Crawlee abstracts away the infrastructure complexity that makes web scraping fragile. Instead of manually handling retries, proxy rotation, rate limiting, and browser fingerprinting, you define your crawling logic and Crawlee manages the rest. The library provides four crawler types—HttpCrawler for fast HTML fetching, CheerioCrawler for jQuery-style parsing, PlaywrightCrawler and PuppeteerCrawler for JavaScript-rendered pages—all sharing the same request queue, storage, and error handling infrastructure.
The anti-blocking features are where Crawlee particularly shines. It automatically rotates proxies across requests, manages browser fingerprints to avoid detection, handles session pools that retire sessions showing signs of being blocked, and implements human-like request patterns with configurable delays. The request queue persists to disk, so crawls survive restarts and can be distributed across workers. Autoscaling adjusts concurrency based on available system resources and target website response times.

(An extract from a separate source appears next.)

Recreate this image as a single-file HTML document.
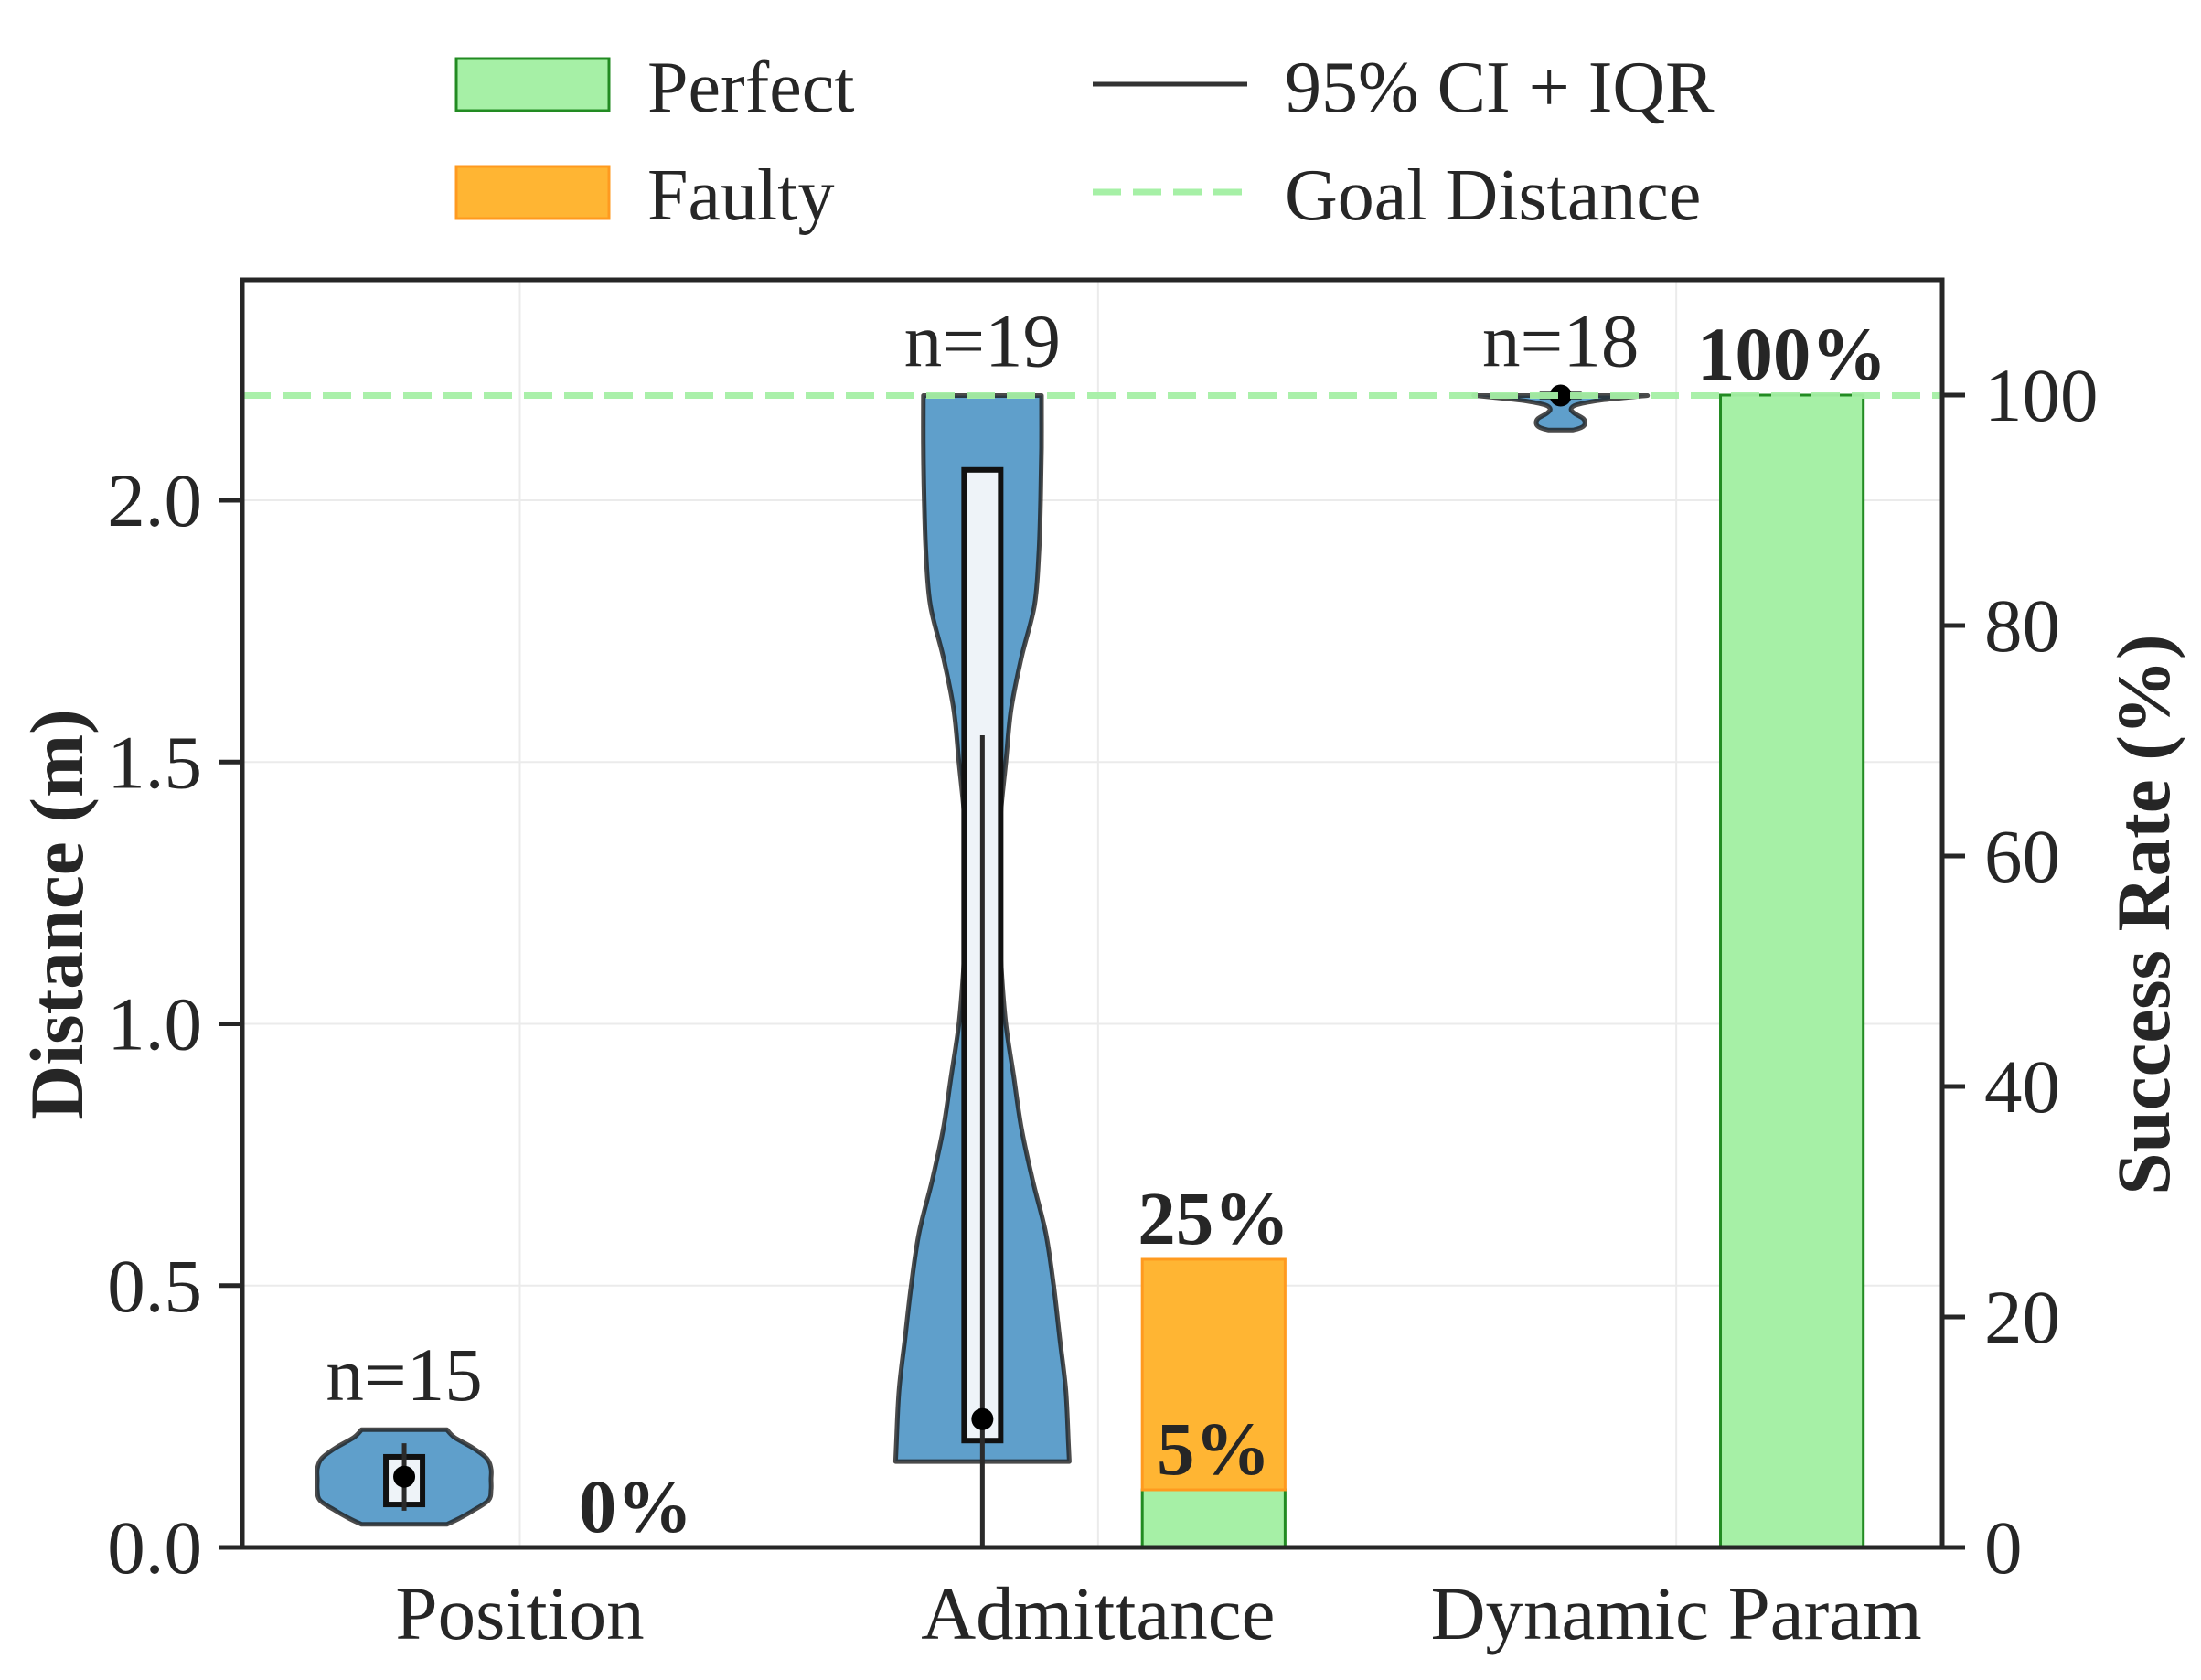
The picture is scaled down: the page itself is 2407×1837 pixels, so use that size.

Crawlee integrates tightly with the Apify platform for cloud execution but works perfectly standalone. The storage system saves datasets, key-value pairs, and request queues locally or to any pluggable backend. With Python support added alongside the original TypeScript implementation, the library covers the two most popular languages for web scraping. The project has over 16,000 GitHub stars and is licensed under Apache 2.0.